Georgia has more original varieties of grape than any other country – over 500.

The living culture of wine production extends into virtually every Georgian family. Step into any home in the wine-growing region of Kakheti and be greeted with a delicious glass (or two) of home-made ‘gvino.’ For thousands of years grapes have been placed in large, earthenware vessels called Qvevri. Buried in the ground up to their necks and kept in wine vaults called ‘marani’, these are then sealed and left for three to four months.


Tbilisi has been the capital of Georgia for fifteen hundred years. Legend places the city’s foundation at the feet of ‘King Gorgasali’s pheasant.’ Back in the 5th century the king, when out hawking, caught a pheasant on the wing that fell directly into one of the hot springs. Apparently by the time of retrieval the bird had been cooked and was ready to serve. Thus the king ordered the city to be built around the spring. The word Tbilisi derives from the Georgian ‘tbili’ which means warm, referring to the natural springs.

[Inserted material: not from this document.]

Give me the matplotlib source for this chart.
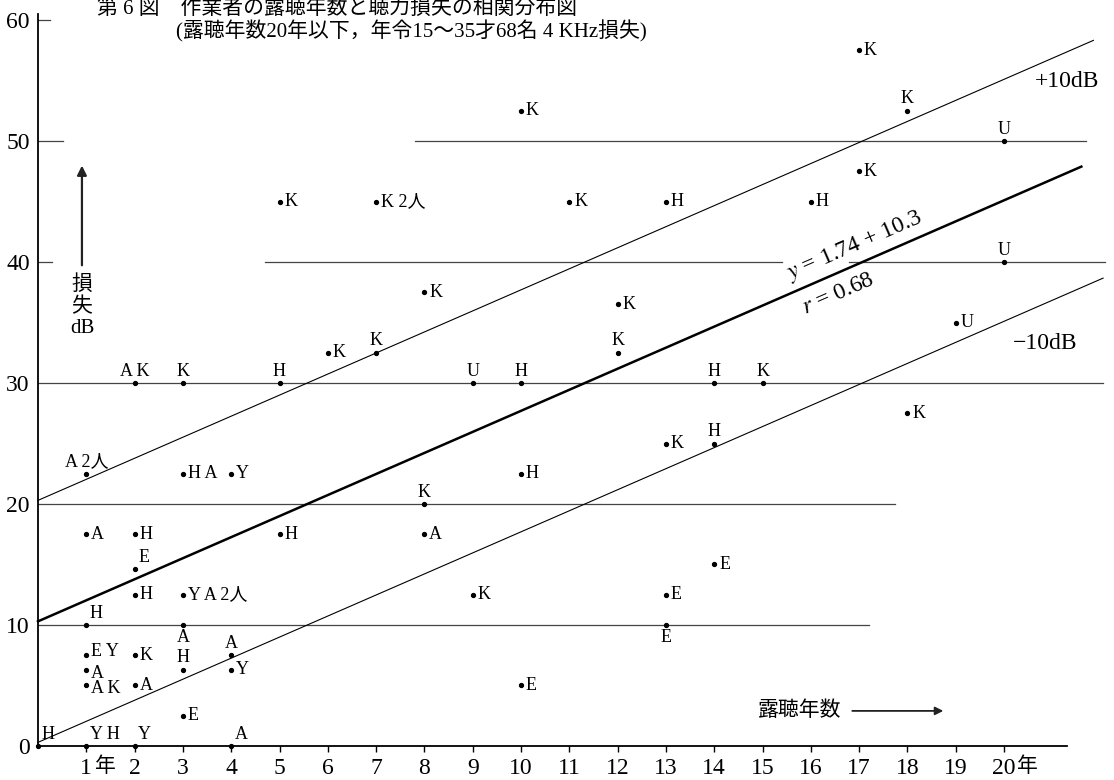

Tbilisi is the hub of the country and the place where Georgian gravitate for action and excitement. Tbilisi brims with history and has a dramatic setting on hillsides either side of the swift Mtkvari River. Its Old Town at the narrowest part of the valley is still redolent of an ancient Eurasian crossroads, with narrow, winding alleys, religious building, old balconied houses and caravansaries. The old town still has its Jewish, Azeri and Armenian quarters. The mosque, synagogue, Armenian and Georgian orthodox churches are all within a stone’s throw.

Tbilisi is also a modern city moving forward to the 21st century after the strife and stagnation of the late 20th. Here is a wide and growing array of accommodations, places to eat, busy cultural scene and nightlife, shopping malls and leisure facilities. Tbilisi is still beating heart of the Caucasus and should not be missed by any visitor.